• [WHAT THIS TASK INVOLVES]: Exactly the lines from the line containing "Emit a Python" through the line containing "source = ColumnDataSource(data)" are to be echoed, with both included and pictures left out.

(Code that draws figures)
+++++

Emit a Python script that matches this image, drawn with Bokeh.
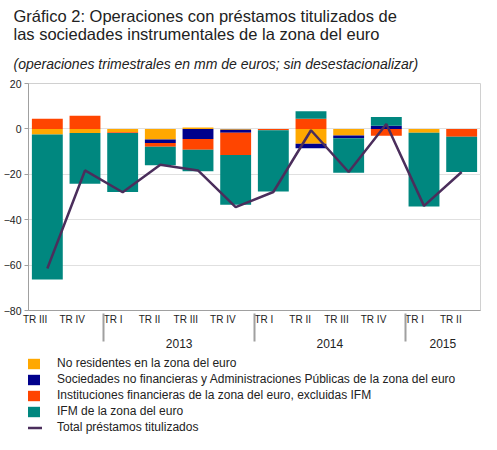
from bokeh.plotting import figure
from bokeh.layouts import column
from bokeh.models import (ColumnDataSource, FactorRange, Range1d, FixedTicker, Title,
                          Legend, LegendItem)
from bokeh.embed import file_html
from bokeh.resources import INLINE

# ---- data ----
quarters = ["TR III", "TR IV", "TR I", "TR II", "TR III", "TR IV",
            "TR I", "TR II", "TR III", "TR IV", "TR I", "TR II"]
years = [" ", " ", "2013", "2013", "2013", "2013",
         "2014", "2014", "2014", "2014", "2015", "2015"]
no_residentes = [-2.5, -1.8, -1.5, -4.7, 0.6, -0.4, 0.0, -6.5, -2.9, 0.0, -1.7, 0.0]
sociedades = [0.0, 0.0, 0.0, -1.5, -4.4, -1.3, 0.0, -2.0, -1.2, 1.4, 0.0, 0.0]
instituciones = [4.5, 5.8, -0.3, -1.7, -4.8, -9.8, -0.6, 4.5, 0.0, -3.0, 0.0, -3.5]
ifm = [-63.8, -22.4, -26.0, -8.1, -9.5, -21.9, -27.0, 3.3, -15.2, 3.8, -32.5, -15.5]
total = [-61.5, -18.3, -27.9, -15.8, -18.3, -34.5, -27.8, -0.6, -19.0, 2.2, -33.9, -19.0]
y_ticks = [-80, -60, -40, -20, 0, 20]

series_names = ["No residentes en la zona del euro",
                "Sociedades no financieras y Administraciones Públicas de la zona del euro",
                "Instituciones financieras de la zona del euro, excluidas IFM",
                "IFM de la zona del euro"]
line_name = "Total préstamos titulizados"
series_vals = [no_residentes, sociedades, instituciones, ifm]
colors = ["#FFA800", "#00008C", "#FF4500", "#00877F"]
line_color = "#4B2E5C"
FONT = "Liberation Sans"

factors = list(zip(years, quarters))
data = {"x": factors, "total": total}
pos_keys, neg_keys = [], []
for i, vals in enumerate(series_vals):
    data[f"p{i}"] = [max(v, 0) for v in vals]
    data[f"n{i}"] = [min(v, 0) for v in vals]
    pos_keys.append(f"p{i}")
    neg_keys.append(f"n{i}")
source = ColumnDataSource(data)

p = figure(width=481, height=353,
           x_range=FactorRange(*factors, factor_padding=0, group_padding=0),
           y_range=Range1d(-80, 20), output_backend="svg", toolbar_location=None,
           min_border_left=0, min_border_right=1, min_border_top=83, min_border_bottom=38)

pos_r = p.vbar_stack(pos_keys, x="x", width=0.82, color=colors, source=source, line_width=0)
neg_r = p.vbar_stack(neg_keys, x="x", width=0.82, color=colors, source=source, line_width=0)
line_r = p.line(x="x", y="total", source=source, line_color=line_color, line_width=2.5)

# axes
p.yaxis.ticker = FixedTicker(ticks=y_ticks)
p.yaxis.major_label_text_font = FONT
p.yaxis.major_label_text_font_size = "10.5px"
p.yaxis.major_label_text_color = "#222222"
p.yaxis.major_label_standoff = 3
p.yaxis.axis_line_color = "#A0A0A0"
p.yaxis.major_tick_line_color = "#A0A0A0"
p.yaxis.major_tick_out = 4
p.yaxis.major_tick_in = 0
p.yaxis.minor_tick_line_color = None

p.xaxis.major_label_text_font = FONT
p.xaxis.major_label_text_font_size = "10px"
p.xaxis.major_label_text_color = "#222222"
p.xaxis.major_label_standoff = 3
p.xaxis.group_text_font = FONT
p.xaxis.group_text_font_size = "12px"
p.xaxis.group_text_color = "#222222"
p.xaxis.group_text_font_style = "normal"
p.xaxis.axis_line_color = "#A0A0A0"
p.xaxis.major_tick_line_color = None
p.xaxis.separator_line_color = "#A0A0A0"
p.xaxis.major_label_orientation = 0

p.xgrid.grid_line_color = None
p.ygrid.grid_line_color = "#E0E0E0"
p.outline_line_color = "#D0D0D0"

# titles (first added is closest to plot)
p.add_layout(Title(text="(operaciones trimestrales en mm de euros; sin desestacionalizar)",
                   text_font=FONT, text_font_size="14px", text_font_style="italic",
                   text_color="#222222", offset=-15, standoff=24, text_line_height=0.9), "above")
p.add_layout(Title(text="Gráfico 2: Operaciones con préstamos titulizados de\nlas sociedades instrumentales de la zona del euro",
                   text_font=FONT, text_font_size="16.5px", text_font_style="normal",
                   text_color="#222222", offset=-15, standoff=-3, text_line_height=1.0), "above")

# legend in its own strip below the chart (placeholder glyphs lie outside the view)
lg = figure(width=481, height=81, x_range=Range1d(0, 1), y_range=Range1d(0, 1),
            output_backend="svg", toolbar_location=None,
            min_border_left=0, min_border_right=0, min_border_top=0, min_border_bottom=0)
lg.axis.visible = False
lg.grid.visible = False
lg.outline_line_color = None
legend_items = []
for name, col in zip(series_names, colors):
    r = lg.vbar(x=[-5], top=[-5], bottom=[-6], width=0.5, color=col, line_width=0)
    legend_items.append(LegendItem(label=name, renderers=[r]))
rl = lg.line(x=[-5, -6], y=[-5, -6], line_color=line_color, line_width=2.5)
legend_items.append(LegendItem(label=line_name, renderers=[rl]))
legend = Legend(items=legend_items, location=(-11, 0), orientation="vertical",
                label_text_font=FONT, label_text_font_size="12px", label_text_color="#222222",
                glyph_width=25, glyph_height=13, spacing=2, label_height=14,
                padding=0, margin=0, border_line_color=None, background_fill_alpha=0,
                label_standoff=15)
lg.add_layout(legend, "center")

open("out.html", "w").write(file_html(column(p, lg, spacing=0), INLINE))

+++++

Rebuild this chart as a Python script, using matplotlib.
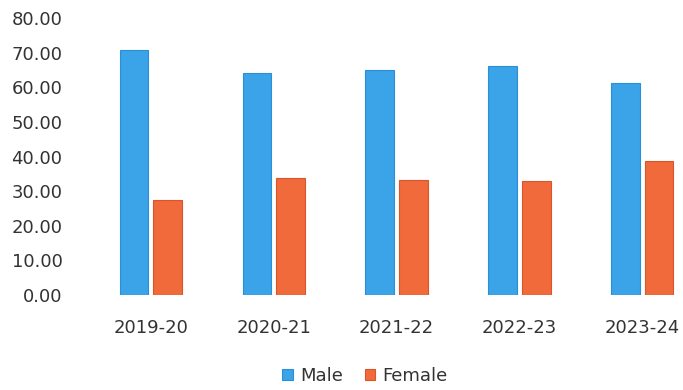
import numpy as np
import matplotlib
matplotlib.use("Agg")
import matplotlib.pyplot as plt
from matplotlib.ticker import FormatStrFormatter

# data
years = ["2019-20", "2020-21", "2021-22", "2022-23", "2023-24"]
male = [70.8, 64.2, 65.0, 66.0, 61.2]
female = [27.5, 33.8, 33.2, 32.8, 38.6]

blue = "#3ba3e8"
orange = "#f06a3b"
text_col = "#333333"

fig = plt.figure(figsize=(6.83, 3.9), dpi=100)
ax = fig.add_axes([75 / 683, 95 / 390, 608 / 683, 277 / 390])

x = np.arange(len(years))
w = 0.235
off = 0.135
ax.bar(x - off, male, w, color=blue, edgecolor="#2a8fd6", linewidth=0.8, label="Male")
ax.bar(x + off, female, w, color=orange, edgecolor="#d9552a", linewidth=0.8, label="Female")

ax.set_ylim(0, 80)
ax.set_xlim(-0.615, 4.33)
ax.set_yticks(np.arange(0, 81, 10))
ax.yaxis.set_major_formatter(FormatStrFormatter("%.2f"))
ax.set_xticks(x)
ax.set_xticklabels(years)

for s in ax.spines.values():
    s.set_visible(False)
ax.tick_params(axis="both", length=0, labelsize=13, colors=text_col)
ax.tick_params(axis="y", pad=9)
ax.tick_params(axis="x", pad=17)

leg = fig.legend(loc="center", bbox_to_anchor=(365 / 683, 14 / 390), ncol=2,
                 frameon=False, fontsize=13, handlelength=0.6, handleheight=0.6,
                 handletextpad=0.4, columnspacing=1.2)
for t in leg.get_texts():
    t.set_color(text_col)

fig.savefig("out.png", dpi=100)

+++++

• [FINAL RESULT]:
Emit a Python script that matches this image, drawn with Bokeh.
from bokeh.plotting import figure
from bokeh.layouts import column
from bokeh.models import (ColumnDataSource, FactorRange, Range1d, FixedTicker, Title,
                          Legend, LegendItem)
from bokeh.embed import file_html
from bokeh.resources import INLINE

# ---- data ----
quarters = ["TR III", "TR IV", "TR I", "TR II", "TR III", "TR IV",
            "TR I", "TR II", "TR III", "TR IV", "TR I", "TR II"]
years = [" ", " ", "2013", "2013", "2013", "2013",
         "2014", "2014", "2014", "2014", "2015", "2015"]
no_residentes = [-2.5, -1.8, -1.5, -4.7, 0.6, -0.4, 0.0, -6.5, -2.9, 0.0, -1.7, 0.0]
sociedades = [0.0, 0.0, 0.0, -1.5, -4.4, -1.3, 0.0, -2.0, -1.2, 1.4, 0.0, 0.0]
instituciones = [4.5, 5.8, -0.3, -1.7, -4.8, -9.8, -0.6, 4.5, 0.0, -3.0, 0.0, -3.5]
ifm = [-63.8, -22.4, -26.0, -8.1, -9.5, -21.9, -27.0, 3.3, -15.2, 3.8, -32.5, -15.5]
total = [-61.5, -18.3, -27.9, -15.8, -18.3, -34.5, -27.8, -0.6, -19.0, 2.2, -33.9, -19.0]
y_ticks = [-80, -60, -40, -20, 0, 20]

series_names = ["No residentes en la zona del euro",
                "Sociedades no financieras y Administraciones Públicas de la zona del euro",
                "Instituciones financieras de la zona del euro, excluidas IFM",
                "IFM de la zona del euro"]
line_name = "Total préstamos titulizados"
series_vals = [no_residentes, sociedades, instituciones, ifm]
colors = ["#FFA800", "#00008C", "#FF4500", "#00877F"]
line_color = "#4B2E5C"
FONT = "Liberation Sans"

factors = list(zip(years, quarters))
data = {"x": factors, "total": total}
pos_keys, neg_keys = [], []
for i, vals in enumerate(series_vals):
    data[f"p{i}"] = [max(v, 0) for v in vals]
    data[f"n{i}"] = [min(v, 0) for v in vals]
    pos_keys.append(f"p{i}")
    neg_keys.append(f"n{i}")
source = ColumnDataSource(data)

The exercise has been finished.